Dewey is level-headed about what it will take to address the Virgin Islands’ problems. He doesn’t believe there is one grand plan or quick fix that will transform the territory overnight. Change is gradual.

“It doesn’t get done instantly,” he says. “It takes time.”

Under Dewey’s leadership, the foundation has taken a slow and steady approach. While some of their successes have been larger than others, Dewey is proud of every one.

He often brings up a very small initiative to clean up the streets in Christiansted and Frederiksted as an example of his work.

The foundation provides free space to Catholic Charities for their Christiansted soup kitchen, and Dewey approached them one day to ask if they could help keep Sunday Market Square clean. The group introduced Dewey to one of their clients, a mentally handicapped man who was already picking up litter around the neighborhood.

“He was so proud of what he was doing,” Dewey recalled. “I thought, ‘this is great, let’s support that.’”

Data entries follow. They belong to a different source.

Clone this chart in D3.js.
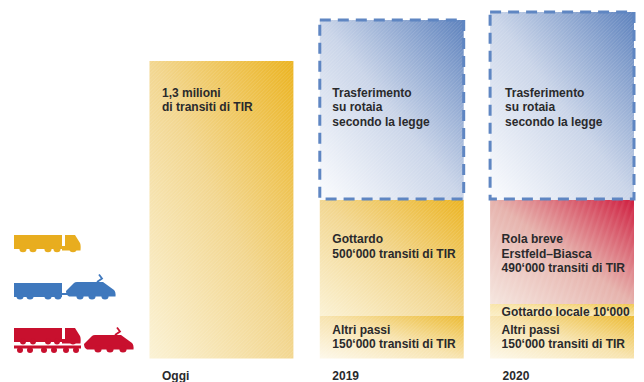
<!DOCTYPE html>
<html lang="it">
<head>
<meta charset="utf-8">
<script src="https://cdn.jsdelivr.net/npm/d3@7/dist/d3.min.js"></script>
<style>
  html, body { margin: 0; padding: 0; background: #fff; }
  svg { display: block; }
  text { font-family: "Liberation Sans", Arial, sans-serif; font-weight: 700; font-size: 12px; fill: #2a2a2c; }
</style>
</head>
<body>
<script>
// Transit volumes per column, in thousands of lorry transits
const columns = ["Oggi", "2019", "2020"];
const oggiValues = [1300];
const altriPassi = [150, 150];
const gottardo = [500, 0];
const gottardoLocale = [0, 10];
const rolaBreve = [0, 490];
const trasferimento = [834, 870];

// The vertical axis is schematic: each stretch of volume has its own slope
const yStops = [0, 150, 160, 650, 1300, 1520];
const yPixels = [358.5, 316, 304, 200, 61, 12];

const W = 644, H = 382;
const svg = d3.select("body").append("svg").attr("width", W).attr("height", H);
const defs = svg.append("defs");

const x = d3.scaleBand().domain(columns).range([149.5, 634]).paddingInner(0.155);
const y = d3.scaleLinear().domain(yStops).range(yPixels);

// Diagonal gradients running from the lower left to the upper right
const fills = {
  yellow: ["#fbf2d4", "#f2d68f", "#ebb31f"],
  altri:  ["#fdf8ea", "#f7e3ae", "#ecba30"],
  local:  ["#fbeec6", "#f8e4a8", "#f0c64e"],
  blue:   ["#fbfcfe", "#c9d4e8", "#5b80bc"],
  red:    ["#f5e6df", "#e6b3ad", "#cf1f40"]
};
Object.entries(fills).forEach(([name, c]) => {
  const g = defs.append("linearGradient").attr("id", "grad-" + name)
    .attr("x1", 0).attr("y1", 1).attr("x2", 1).attr("y2", 0);
  g.selectAll("stop").data(c).join("stop")
    .attr("offset", (d, i) => i / (c.length - 1))
    .attr("stop-color", d => d);
});

// Screen-like hatching laid over the gradients: fine for most fills, coarser and steeper on red
function makeHatch(id, period, lineWidth, angle, opacity) {
  const p = defs.append("pattern").attr("id", id)
    .attr("patternUnits", "userSpaceOnUse").attr("width", period).attr("height", period)
    .attr("patternTransform", `rotate(${angle})`);
  p.append("rect").attr("width", lineWidth).attr("height", period)
    .attr("fill", "#fff").attr("fill-opacity", opacity);
}
makeHatch("hatch", 2.5, 1, 45, 0.12);
makeHatch("hatch-red", 6, 2.5, 18, 0.06);

function band(col, from, to, fill) {
  const rectAttrs = s => s.attr("x", x(col)).attr("width", x.bandwidth())
    .attr("y", y(from + to)).attr("height", y(from) - y(from + to));
  svg.append("rect").call(rectAttrs).attr("fill", `url(#grad-${fill})`);
  svg.append("rect").call(rectAttrs).attr("fill", fill === "red" ? "url(#hatch-red)" : "url(#hatch)");
}

// Today
band("Oggi", 0, oggiValues[0], "yellow");

// 2019 and 2020 stacks
["2019", "2020"].forEach((col, i) => {
  band(col, 0, altriPassi[i], "altri");
  let base = altriPassi[i];
  if (gottardoLocale[i]) { band(col, base, gottardoLocale[i], "local"); base += gottardoLocale[i]; }
  if (gottardo[i]) { band(col, base, gottardo[i], "yellow"); base += gottardo[i]; }
  if (rolaBreve[i]) { band(col, base, rolaBreve[i], "red"); base += rolaBreve[i]; }
  band(col, base, trasferimento[i], "blue");
  svg.append("rect")
    .attr("x", x(col)).attr("width", x.bandwidth())
    .attr("y", y(base + trasferimento[i]))
    .attr("height", y(base) - y(base + trasferimento[i]) - 1)
    .attr("fill", "none").attr("stroke", "#5f86c2").attr("stroke-width", 3)
    .attr("stroke-dasharray", "11 7");
});

function label(col, dx, baseline, lines) {
  const t = svg.append("text");
  lines.forEach((line, i) => t.append("tspan")
    .attr("x", x(col) + dx).attr("y", baseline + i * 14.7).text(line));
}

label("Oggi", 12.5, 96.5, ["1,3 milioni", "di transiti di TIR"]);
label("2019", 12.5, 96.5, ["Trasferimento", "su rotaia", "secondo la legge"]);
label("2020", 15, 96.5, ["Trasferimento", "su rotaia", "secondo la legge"]);
label("2019", 12.5, 243, ["Gottardo", "500‘000 transiti di TIR"]);
label("2020", 11.5, 243, ["Rola breve", "Erstfeld–Biasca", "490‘000 transiti di TIR"]);
label("2020", 11.5, 315.5, ["Gottardo locale 10‘000"]);
label("2019", 12.5, 333.5, ["Altri passi", "150‘000 transiti di TIR"]);
label("2020", 11.5, 333.5, ["Altri passi", "150‘000 transiti di TIR"]);

// Column captions
const axis = d3.axisBottom(x).tickSize(0).tickPadding(0);
const axisG = svg.append("g").attr("transform", "translate(0,371)").call(axis);
axisG.select(".domain").remove();
axisG.selectAll("text")
  .attr("text-anchor", "start")
  .attr("dy", 0).attr("y", 9)
  .attr("x", d => 12.5 - x.bandwidth() / 2);
axisG.attr("font-family", null).attr("font-size", null);

// Vehicle pictograms
const wheels = (g, xs, cy, color, r = 3.6) => g.selectAll(null).data(xs).join("circle")
  .attr("cx", d => d).attr("cy", cy).attr("r", r).attr("fill", color);

function lorry(g, oy, color) {
  g.append("path").attr("fill", color)
    .attr("d", `M14 ${oy}H62V${oy + 14}H14Z`);
  g.append("path").attr("fill", color)
    .attr("d", `M62 ${oy + 11}H65V${oy}H75L80 ${oy + 8}Q81 ${oy + 10} 80.5 ${oy + 15.5}H62Z`);
}

function locomotive(g, ox, oy, color) {
  g.append("path").attr("fill", color)
    .attr("d", `M${ox} ${oy + 9}L${ox + 8} ${oy + 1}Q${ox + 9} ${oy} ${ox + 11} ${oy}H${ox + 37}L${ox + 48} ${oy + 8}Q${ox + 50} ${oy + 10} ${ox + 49.5} ${oy + 14.5}H${ox + 3}Q${ox} ${oy + 13} ${ox} ${oy + 9}Z`);
  g.append("path").attr("fill", "none").attr("stroke", color).attr("stroke-width", 1.8)
    .attr("d", `M${ox + 31} ${oy}L${ox + 36} ${oy - 3.5}L${ox + 33} ${oy - 7.5}`);
}

const yellowIcon = svg.append("g");
lorry(yellowIcon, 235, "#e8ad1f");
wheels(yellowIcon, [23, 33, 48, 57, 73], 248.7, "#e8ad1f");

const blueIcon = svg.append("g");
blueIcon.append("rect").attr("x", 14).attr("y", 283).attr("width", 48).attr("height", 14).attr("fill", "#3f78bd");
blueIcon.append("rect").attr("x", 60).attr("y", 293).attr("width", 8).attr("height", 2).attr("fill", "#3f78bd");
locomotive(blueIcon, 66, 282, "#3f78bd");
wheels(blueIcon, [20, 30, 48, 58, 80, 92, 105], 296, "#3f78bd");

const redIcon = svg.append("g");
lorry(redIcon, 328, "#c8102e");
wheels(redIcon, [23, 33, 48, 57, 73], 341.5, "#c8102e", 3);
redIcon.append("rect").attr("x", 14).attr("y", 345.5).attr("width", 67).attr("height", 3).attr("fill", "#c8102e");
wheels(redIcon, [20, 30, 44, 54, 66, 76], 350, "#c8102e", 3);
locomotive(redIcon, 84, 335, "#c8102e");
wheels(redIcon, [98, 110, 123], 349, "#c8102e");
</script>
</body>
</html>
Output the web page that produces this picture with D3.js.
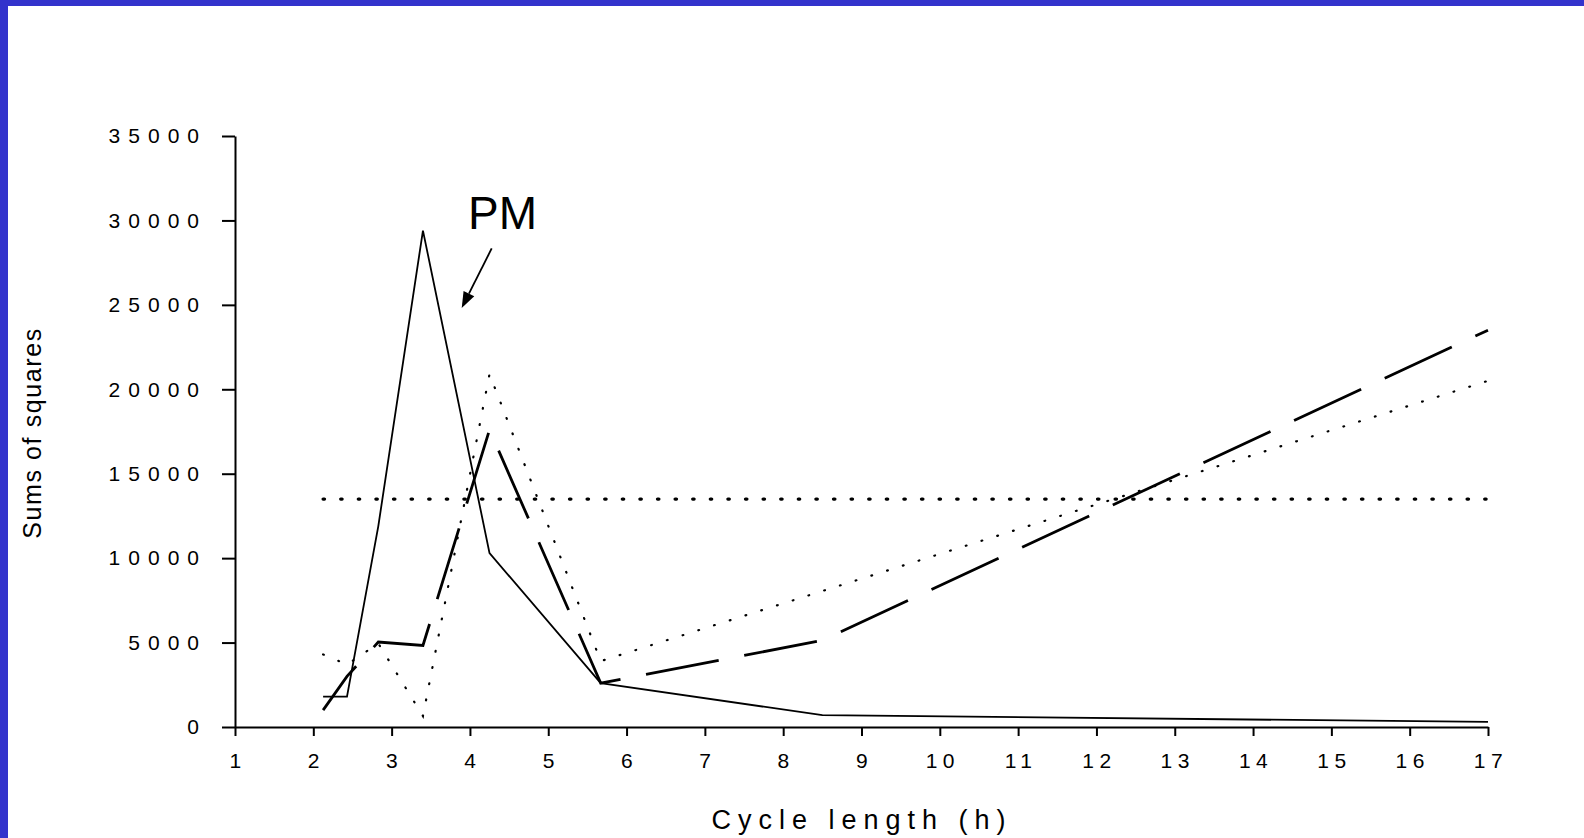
<!DOCTYPE html>
<html>
<head>
<meta charset="utf-8">
<script src="https://cdn.jsdelivr.net/npm/d3@7"></script>
<style>
  html, body { margin: 0; padding: 0; background: #fff; }
  svg { display: block; font-family: "Liberation Sans", Arial, sans-serif; }
</style>
</head>
<body>
<div id="chart"></div>
<script>
// harmonics of 17 h
const cycleLength = [2.125, 2.43, 2.83, 3.4, 4.25, 5.67, 8.5, 17];
const solidSeries = [1800, 1800, 11900, 29400, 10300, 2600, 700, 300];
const dashedSeries = [1000, 3000, 5030, 4830, 17600, 2600, 5130, 23500];
const dottedSeries = [4300, 3700, 4950, 650, 20900, 3900, 8050, 20500];
const thresholdX = [2.125, 17];
const thresholdValue = 13500;

const xTicks = d3.range(1, 18);
const yTicks = [0, 5000, 10000, 15000, 20000, 25000, 30000, 35000];

// annotation, in data units
const pmLabel = { x: 3.976, y: 29500, text: "PM" };
const pmArrow = { from: [4.278, 28340], to: [3.895, 24820] };

const W = 1584, H = 838;
const margin = { top: 136, right: 96, bottom: 111, left: 235 };

const svg = d3.select("#chart")
  .append("svg")
    .attr("width", W)
    .attr("height", H);

// frame
svg.append("rect").attr("width", W).attr("height", H).attr("fill", "#fff");
svg.append("rect").attr("width", W).attr("height", 6).attr("fill", "#3333cc");
svg.append("rect").attr("width", 8).attr("height", H).attr("fill", "#3333cc");

const xScale = d3.scaleLinear().domain([1, 17]).range([margin.left, W - margin.right]);
const yScale = d3.scaleLinear().domain([0, 35000]).range([H - margin.bottom, margin.top]);

const xAxis = d3.axisBottom(xScale).tickValues(xTicks).tickSize(9).tickSizeOuter(0).tickPadding(17);
const yAxis = d3.axisLeft(yScale).tickValues(yTicks).tickSize(13).tickSizeOuter(0)
  .tickPadding(15).tickFormat(d3.format("d"));

const gx = svg.append("g")
  .attr("transform", `translate(0,${H - margin.bottom})`)
  .call(xAxis);
gx.selectAll("text")
  .attr("font-size", 21)
  .attr("letter-spacing", 5.5)
  .attr("dx", 2.5)
  .attr("fill", "#000");

const gy = svg.append("g")
  .attr("transform", `translate(${margin.left},0)`)
  .call(yAxis);
gy.selectAll("text")
  .attr("font-size", 21)
  .attr("letter-spacing", 8)
  .attr("fill", "#000");

svg.selectAll(".domain, .tick line")
  .attr("stroke", "#000")
  .attr("stroke-width", 2);

// axis titles
svg.append("text")
  .attr("x", 862)
  .attr("y", 829)
  .attr("text-anchor", "middle")
  .attr("font-size", 27)
  .attr("letter-spacing", 7)
  .text("Cycle length (h)");

svg.append("text")
  .attr("transform", "translate(41,433) rotate(-90)")
  .attr("text-anchor", "middle")
  .attr("font-size", 25)
  .attr("letter-spacing", 1.6)
  .text("Sums of squares");

const line = d3.line()
  .x(d => xScale(d[0]))
  .y(d => yScale(d[1]));

const zip = vals => cycleLength.map((c, i) => [c, vals[i]]);

// threshold line
svg.append("path")
  .attr("d", line(thresholdX.map(c => [c, thresholdValue])))
  .attr("fill", "none")
  .attr("stroke", "#000")
  .attr("stroke-width", 3.3)
  .attr("stroke-linecap", "round")
  .attr("stroke-dasharray", "1.4 16.2");

// fine dotted series
svg.append("path")
  .attr("d", line(zip(dottedSeries)))
  .attr("fill", "none")
  .attr("stroke", "#000")
  .attr("stroke-width", 2.2)
  .attr("stroke-linecap", "round")
  .attr("stroke-dasharray", "0.8 15.7");

// dashed series
svg.append("path")
  .attr("d", line(zip(dashedSeries)))
  .attr("fill", "none")
  .attr("stroke", "#000")
  .attr("stroke-width", 2.8)
  .attr("stroke-dasharray", "74 26")
  .attr("stroke-dashoffset", 19);

// solid series
svg.append("path")
  .attr("d", line(zip(solidSeries)))
  .attr("fill", "none")
  .attr("stroke", "#000")
  .attr("stroke-width", 1.8)
  .attr("stroke-linejoin", "miter");

// PM annotation
svg.append("text")
  .attr("x", xScale(pmLabel.x))
  .attr("y", yScale(pmLabel.y))
  .attr("font-size", 46)
  .text(pmLabel.text);

const ax0 = xScale(pmArrow.from[0]), ay0 = yScale(pmArrow.from[1]);
const ax1 = xScale(pmArrow.to[0]), ay1 = yScale(pmArrow.to[1]);
const ang = Math.atan2(ay1 - ay0, ax1 - ax0);
const headLen = 16, headHalf = 6;
const bx = ax1 - headLen * Math.cos(ang), by = ay1 - headLen * Math.sin(ang);

svg.append("line")
  .attr("x1", ax0).attr("y1", ay0)
  .attr("x2", bx).attr("y2", by)
  .attr("stroke", "#000")
  .attr("stroke-width", 1.8);

svg.append("path")
  .attr("d", `M${ax1},${ay1}L${bx + headHalf * Math.sin(ang)},${by - headHalf * Math.cos(ang)}L${bx - headHalf * Math.sin(ang)},${by + headHalf * Math.cos(ang)}Z`)
  .attr("fill", "#000");
</script>
</body>
</html>
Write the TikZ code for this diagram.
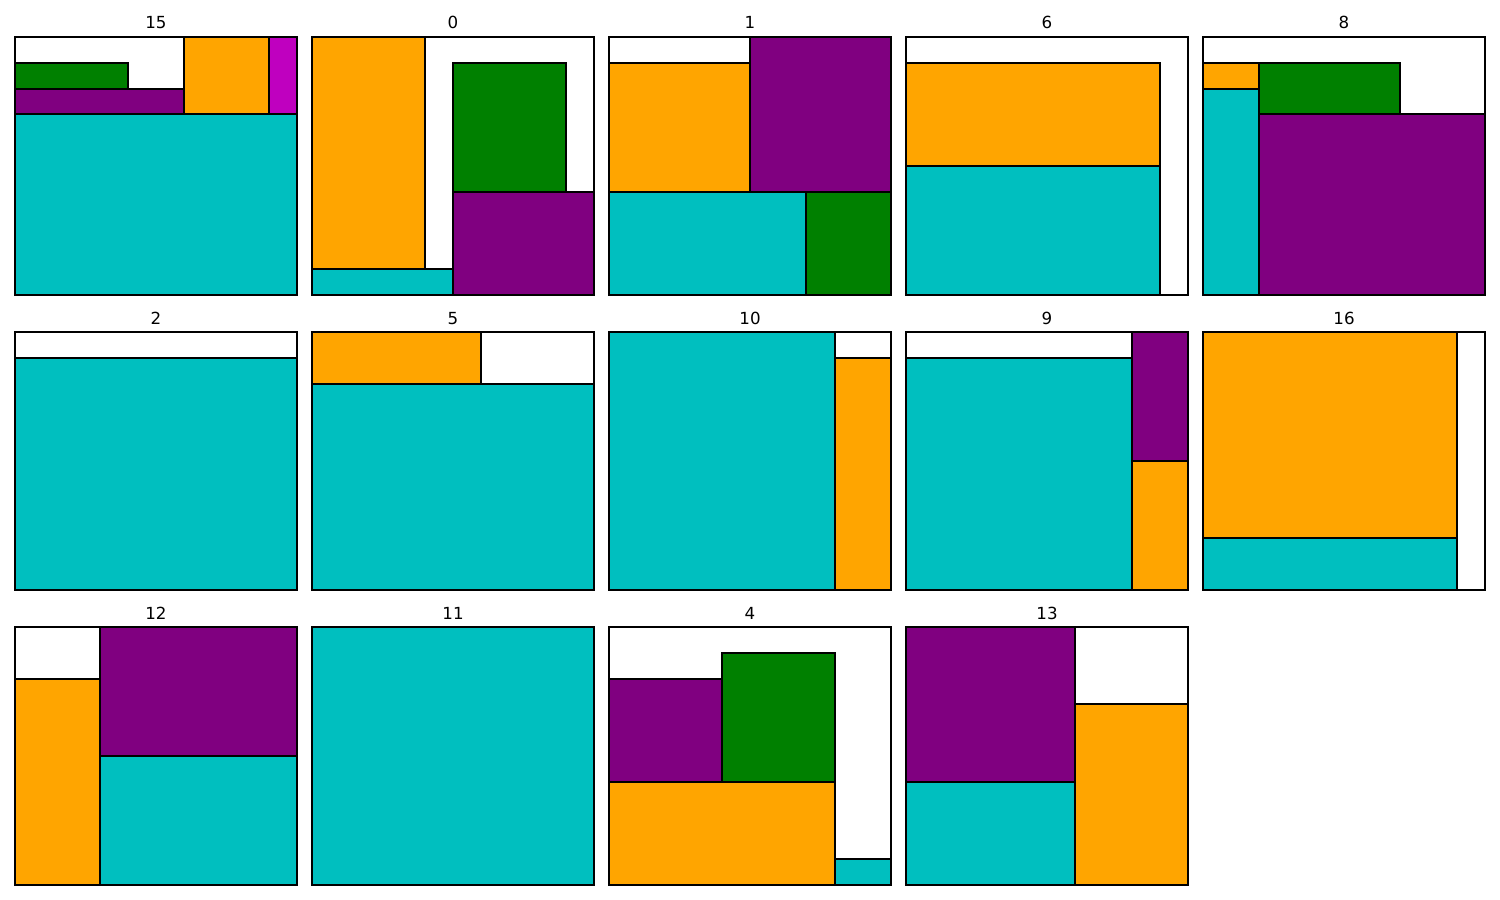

Dewey went to the governor’s office and managed to free up some funds from the Waste Management Authority. The foundation now pays a little money to clients at Catholic Charities in Christiansted and 10,000 Helpers in Frederiksted to pick up trash twice a week. It beautifies the neighborhoods while giving work to people who desperately need it.

“That’s a little victory. It’s not a big deal, but I enjoy talking about that because I think it makes a difference in the lives of those people,” Dewey says.

With the closing of Hovensa and the ongoing government budget crisis facing the islands, these type of small victories might not seem like much, but Dewey stands by them. He knows that in the long run they’ll add up to something big.

“We have little successes every day,” Dewey says. “There’s always something good happening.”